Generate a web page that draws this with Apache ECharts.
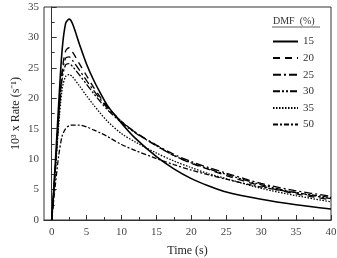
<!DOCTYPE html>
<html>
<head>
<meta charset="utf-8">
<script src="https://cdn.jsdelivr.net/npm/echarts@6/dist/echarts.min.js"></script>
<style>
  html, body { margin: 0; padding: 0; background: #fff; }
  #main { width: 337px; height: 258px; }
</style>
</head>
<body>
<div id="main"></div>
<script>
// time points (s)
var times = [0, 0.5, 1, 1.5, 2, 2.5, 3, 4, 5, 6, 7, 8, 10, 12, 15, 17.5, 20, 22.5, 25, 30, 35, 40];
// 10^3 x rate, one array per DMF content
var dmf15 = [0, 9, 19, 28, 32.3, 33, 32.2, 28.8, 25.6, 23, 20.8, 18.8, 15.9, 13.4, 10.4, 8.4, 6.8, 5.6, 4.6, 3.4, 2.5, 1.8];
var dmf20 = [0, 8, 17, 24.5, 27.8, 28.3, 27.6, 25.6, 23.7, 21.8, 20.1, 18.6, 16.2, 14.4, 12.2, 10.6, 9.3, 8.3, 7.3, 5.6, 4.3, 3.3];
var dmf25 = [0, 8, 17, 24, 26.6, 26.8, 26.2, 24.6, 22.9, 21.3, 19.8, 18.4, 16.2, 14.4, 12.3, 10.8, 9.6, 8.6, 7.7, 6.0, 4.8, 3.9];
var dmf30 = [0, 8, 16.5, 23.2, 25.5, 25.7, 25.2, 23.8, 22.3, 20.8, 19.4, 18.1, 16.0, 14.3, 12.2, 10.6, 9.4, 8.4, 7.5, 5.8, 4.5, 3.5];
var dmf35 = [0, 7.5, 15.5, 21.5, 23.6, 23.9, 23.5, 22, 20.4, 18.9, 17.5, 16.2, 14.2, 12.8, 11.0, 9.7, 8.6, 7.6, 6.8, 5.2, 4.0, 3.0];
var dmf50 = [0, 5.5, 10.5, 13.8, 15.0, 15.5, 15.6, 15.6, 15.3, 14.8, 14.3, 13.7, 12.4, 11.4, 10.1, 9.1, 8.2, 7.4, 6.7, 5.4, 4.5, 3.7];

var seriesNames = ['15', '20', '25', '30', '35', '50'];
var seriesData = [dmf15, dmf20, dmf25, dmf30, dmf35, dmf50];

var xMajor = [0, 5, 10, 15, 20, 25, 30, 35, 40];
var xAllTicks = [0, 2.5, 5, 7.5, 10, 12.5, 15, 17.5, 20, 22.5, 25, 27.5, 30, 32.5, 35, 37.5, 40];

var serif = 'Liberation Serif';
var dashes = [
  'solid',
  [7, 5],
  [8, 3, 2, 3],
  [7, 2, 2, 2, 2, 2],
  [1.5, 1.5],
  [5, 2, 2, 2]
];
var widths = [1.6, 1.3, 1.3, 1.3, 1.3, 1.3];

var chart = echarts.init(document.getElementById('main'), null, { renderer: 'canvas' });

function pairs(ys) {
  return times.map(function (t, i) { return [t, ys[i]]; });
}

var series = seriesNames.map(function (n, i) {
  return {
    name: n,
    type: 'line',
    xAxisIndex: 0,
    smooth: 0.3,
    symbol: 'none',
    data: pairs(seriesData[i]),
    lineStyle: { color: '#000', width: widths[i], type: dashes[i] },
    itemStyle: { color: '#000' }
  };
});

var option = {
  animation: false,
  backgroundColor: '#fff',
  grid: {
    left: 44, right: 6, top: 7, bottom: 38,
    outerBoundsMode: 'none',
    show: true, borderColor: '#333', borderWidth: 1
  },
  legend: {
    orient: 'vertical',
    left: 267,
    top: 31,
    itemWidth: 25,
    itemHeight: 8,
    itemGap: 5.6,
    data: seriesNames,
    itemStyle: { opacity: 0 },
    textStyle: { fontFamily: serif, fontSize: 11, color: '#333' }
  },
  graphic: [
    {
      type: 'text', left: 273, top: 16,
      style: { text: 'DMF  (%)', font: '10px "Liberation Serif"', fill: '#333' }
    },
    {
      type: 'line', shape: { x1: 272, y1: 27, x2: 320, y2: 27 },
      style: { stroke: '#333', lineWidth: 0.8 }
    }
  ],
  xAxis: [
    {
      type: 'value', min: -1.1, max: 40,
      name: 'Time (s)', nameLocation: 'middle', nameGap: 25,
      nameTextStyle: { fontFamily: serif, fontSize: 12, color: '#222' },
      axisLine: { lineStyle: { color: '#333' } },
      axisTick: { inside: true, length: 3, customValues: xAllTicks, lineStyle: { color: '#333' } },
      axisLabel: { customValues: xMajor, fontFamily: serif, fontSize: 11, color: '#444', margin: 7 },
      splitLine: { show: false }
    },
    {
      type: 'value', min: -1.1, max: 40, position: 'bottom', offset: 0,
      axisLine: { show: true, lineStyle: { color: '#333' } },
      axisTick: { show: true, inside: true, length: 5, customValues: xMajor, lineStyle: { color: '#333' } },
      axisLabel: { show: false },
      splitLine: { show: false }
    }
  ],
  yAxis: {
    type: 'value', min: 0, max: 35, interval: 5,
    name: '10³ x Rate (s⁻¹)', nameLocation: 'middle', nameGap: 22,
    nameMoveOverlap: false,
    nameTextStyle: { fontFamily: serif, fontSize: 12, color: '#222' },
    axisLine: { show: true, lineStyle: { color: '#333' } },
    axisTick: { show: true, inside: true, length: 5, lineStyle: { color: '#333' } },
    minorTick: { show: true, splitNumber: 2, length: 3, lineStyle: { color: '#333' } },
    axisLabel: { fontFamily: serif, fontSize: 11, color: '#444', margin: 5 },
    splitLine: { show: false }
  },
  series: series
};

chart.setOption(option);
</script>
</body>
</html>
+ + + +
*Exercise details*: Write out again, exactly, the lines from the start of the listing up to the line containing "5.4, 4.5, 3.7];", with both ends and without pictures.

*The result*:
Generate a web page that draws this with Apache ECharts.
<!DOCTYPE html>
<html>
<head>
<meta charset="utf-8">
<script src="https://cdn.jsdelivr.net/npm/echarts@6/dist/echarts.min.js"></script>
<style>
  html, body { margin: 0; padding: 0; background: #fff; }
  #main { width: 337px; height: 258px; }
</style>
</head>
<body>
<div id="main"></div>
<script>
// time points (s)
var times = [0, 0.5, 1, 1.5, 2, 2.5, 3, 4, 5, 6, 7, 8, 10, 12, 15, 17.5, 20, 22.5, 25, 30, 35, 40];
// 10^3 x rate, one array per DMF content
var dmf15 = [0, 9, 19, 28, 32.3, 33, 32.2, 28.8, 25.6, 23, 20.8, 18.8, 15.9, 13.4, 10.4, 8.4, 6.8, 5.6, 4.6, 3.4, 2.5, 1.8];
var dmf20 = [0, 8, 17, 24.5, 27.8, 28.3, 27.6, 25.6, 23.7, 21.8, 20.1, 18.6, 16.2, 14.4, 12.2, 10.6, 9.3, 8.3, 7.3, 5.6, 4.3, 3.3];
var dmf25 = [0, 8, 17, 24, 26.6, 26.8, 26.2, 24.6, 22.9, 21.3, 19.8, 18.4, 16.2, 14.4, 12.3, 10.8, 9.6, 8.6, 7.7, 6.0, 4.8, 3.9];
var dmf30 = [0, 8, 16.5, 23.2, 25.5, 25.7, 25.2, 23.8, 22.3, 20.8, 19.4, 18.1, 16.0, 14.3, 12.2, 10.6, 9.4, 8.4, 7.5, 5.8, 4.5, 3.5];
var dmf35 = [0, 7.5, 15.5, 21.5, 23.6, 23.9, 23.5, 22, 20.4, 18.9, 17.5, 16.2, 14.2, 12.8, 11.0, 9.7, 8.6, 7.6, 6.8, 5.2, 4.0, 3.0];
var dmf50 = [0, 5.5, 10.5, 13.8, 15.0, 15.5, 15.6, 15.6, 15.3, 14.8, 14.3, 13.7, 12.4, 11.4, 10.1, 9.1, 8.2, 7.4, 6.7, 5.4, 4.5, 3.7];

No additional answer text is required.